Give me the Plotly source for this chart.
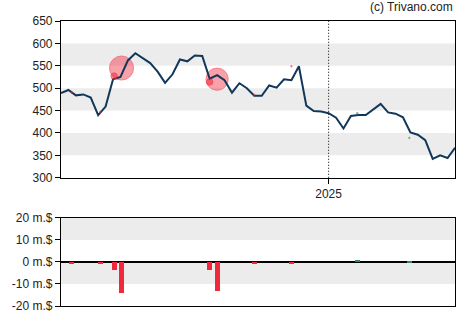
import pandas as pd
import plotly.graph_objects as go

# Weekly closing prices
week_start = "2024-04-24"
prices = [489, 496, 484, 486, 479, 440, 459, 520, 525, 562,
          578, 567, 556, 537, 512, 531, 564, 560, 573, 572,
          521, 529, 518, 490, 511, 500, 483, 483, 506, 501,
          520, 518, 549, 461, 449, 448, 444, 434, 410, 438,
          440, 440, 452, 465, 446, 443, 435, 401, 396, 384,
          342, 350, 344, 367]
dates = pd.date_range(week_start, periods=len(prices), freq="7D")

# Insider transactions: date, net value (million $), price at trade
trade_dates = ["2024-05-04", "2024-05-31", "2024-06-13", "2024-06-20",
               "2024-09-11", "2024-09-18", "2024-10-23", "2024-11-27",
               "2025-01-28", "2025-03-18"]
trade_values = [-0.6, -0.6, -3.8, -14.2, -3.8, -13.1, -0.6, -0.6, 1.0, 0.6]
trade_prices = [490, 447, 527, 545, 514, 520, 485, 549, 444, 389]

price_ticks = [300, 350, 400, 450, 500, 550, 600, 650]
volume_ticks = [-20, -10, 0, 10, 20]
volume_labels = [f"{v} m.$" for v in volume_ticks]

RED = (240, 40, 60)
GREEN = (46, 139, 87)
LINE = "#11375a"
BAND = "#ececec"


def rgba(c, a):
    return f"rgba({c[0]},{c[1]},{c[2]},{a})"


trade_x = pd.to_datetime(trade_dates)
trade_colors = [RED if v < 0 else GREEN for v in trade_values]
big = [abs(v) >= 10 for v in trade_values]


def trade_markers(keep, alpha):
    idx = [i for i, k in enumerate(keep) if k]
    return go.Scatter(
        x=[trade_x[i] for i in idx], y=[trade_prices[i] for i in idx], mode="markers",
        marker=dict(size=[max(1.7 * abs(trade_values[i]), 1.5) for i in idx],
                    color=[rgba(trade_colors[i], alpha) for i in idx],
                    line=dict(color=[rgba(trade_colors[i], alpha + 0.05) for i in idx], width=1)),
        xaxis="x", yaxis="y", showlegend=False, hoverinfo="skip")


fig = go.Figure()

# large trades sit beneath the price line, small ones on top of it
fig.add_trace(trade_markers(big, 0.62))
fig.add_trace(go.Scatter(
    x=dates, y=prices, mode="lines",
    line=dict(color=LINE, width=2), xaxis="x", yaxis="y",
    hoverinfo="skip", showlegend=False))
fig.add_trace(trade_markers([not b for b in big], 0.8))

fig.add_trace(go.Bar(
    x=trade_x, y=trade_values,
    marker=dict(color=[rgba(c, 1) for c in trade_colors], line=dict(width=0)),
    width=4.7 * 86400000, xaxis="x2", yaxis="y2",
    showlegend=False, hoverinfo="skip"))

x_range = [dates[0], dates[-1]]
font = dict(family="Liberation Sans, Arial, sans-serif", size=12, color="#222")

shapes = []
for lo, hi in [(550, 600), (450, 500), (350, 400)]:
    shapes.append(dict(type="rect", xref="x domain", yref="y", x0=0, x1=1,
                       y0=lo, y1=hi, fillcolor=BAND, line=dict(width=0), layer="below"))
for lo, hi in [(10, 20), (-10, 0)]:
    shapes.append(dict(type="rect", xref="x2 domain", yref="y2", x0=0, x1=1,
                       y0=lo, y1=hi, fillcolor=BAND, line=dict(width=0), layer="below"))
shapes.append(dict(type="line", xref="x", yref="y domain", x0="2025-01-01", x1="2025-01-01",
                   y0=0, y1=1, line=dict(color="black", width=1, dash="1px,2px")))

axis_common = dict(showline=True, linecolor="black", linewidth=1.2, mirror=True,
                   showgrid=False, zeroline=False, tickfont=font)

fig.update_layout(
    width=470, height=325,
    margin=dict(l=60, r=15, t=21, b=15),
    paper_bgcolor="white", plot_bgcolor="white",
    font=font, shapes=shapes, bargap=0,
    xaxis=dict(**axis_common, domain=[0, 1], range=x_range, anchor="y",
               tickvals=["2025-01-01"], ticktext=["2025"], ticks="outside",
               ticklen=5, tickcolor="black"),
    yaxis=dict(**axis_common, domain=[0.45, 1], range=[300, 650],
               tickvals=price_ticks, ticks="outside", ticklen=5, tickcolor="black"),
    xaxis2=dict(showline=True, linecolor="black", linewidth=1.2, mirror=True,
                showgrid=False, zeroline=False, domain=[0, 1], range=x_range,
                anchor="y2", showticklabels=False, ticks=""),
    yaxis2=dict(showline=True, linecolor="black", linewidth=1.2, mirror=True,
                showgrid=False, zeroline=True, zerolinecolor="black", zerolinewidth=1.5,
                tickfont=font, domain=[0, 0.309], range=[-20, 20],
                tickvals=volume_ticks, ticktext=volume_labels,
                ticks="outside", ticklen=5, tickcolor="black"),
    annotations=[dict(text="(c) Trivano.com", xref="paper", yref="paper",
                      x=1, y=1, xanchor="right", yanchor="bottom", yshift=5,
                      showarrow=False, font=font)],
)

fig.write_html("out.html")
+ + + +
Skip every picture and return the lines above from the top through the one that contains "big = [abs(v) >= 10 for v in trade_values]".

— Response —
Give me the Plotly source for this chart.
import pandas as pd
import plotly.graph_objects as go

# Weekly closing prices
week_start = "2024-04-24"
prices = [489, 496, 484, 486, 479, 440, 459, 520, 525, 562,
          578, 567, 556, 537, 512, 531, 564, 560, 573, 572,
          521, 529, 518, 490, 511, 500, 483, 483, 506, 501,
          520, 518, 549, 461, 449, 448, 444, 434, 410, 438,
          440, 440, 452, 465, 446, 443, 435, 401, 396, 384,
          342, 350, 344, 367]
dates = pd.date_range(week_start, periods=len(prices), freq="7D")

# Insider transactions: date, net value (million $), price at trade
trade_dates = ["2024-05-04", "2024-05-31", "2024-06-13", "2024-06-20",
               "2024-09-11", "2024-09-18", "2024-10-23", "2024-11-27",
               "2025-01-28", "2025-03-18"]
trade_values = [-0.6, -0.6, -3.8, -14.2, -3.8, -13.1, -0.6, -0.6, 1.0, 0.6]
trade_prices = [490, 447, 527, 545, 514, 520, 485, 549, 444, 389]

price_ticks = [300, 350, 400, 450, 500, 550, 600, 650]
volume_ticks = [-20, -10, 0, 10, 20]
volume_labels = [f"{v} m.$" for v in volume_ticks]

RED = (240, 40, 60)
GREEN = (46, 139, 87)
LINE = "#11375a"
BAND = "#ececec"


def rgba(c, a):
    return f"rgba({c[0]},{c[1]},{c[2]},{a})"


trade_x = pd.to_datetime(trade_dates)
trade_colors = [RED if v < 0 else GREEN for v in trade_values]
big = [abs(v) >= 10 for v in trade_values]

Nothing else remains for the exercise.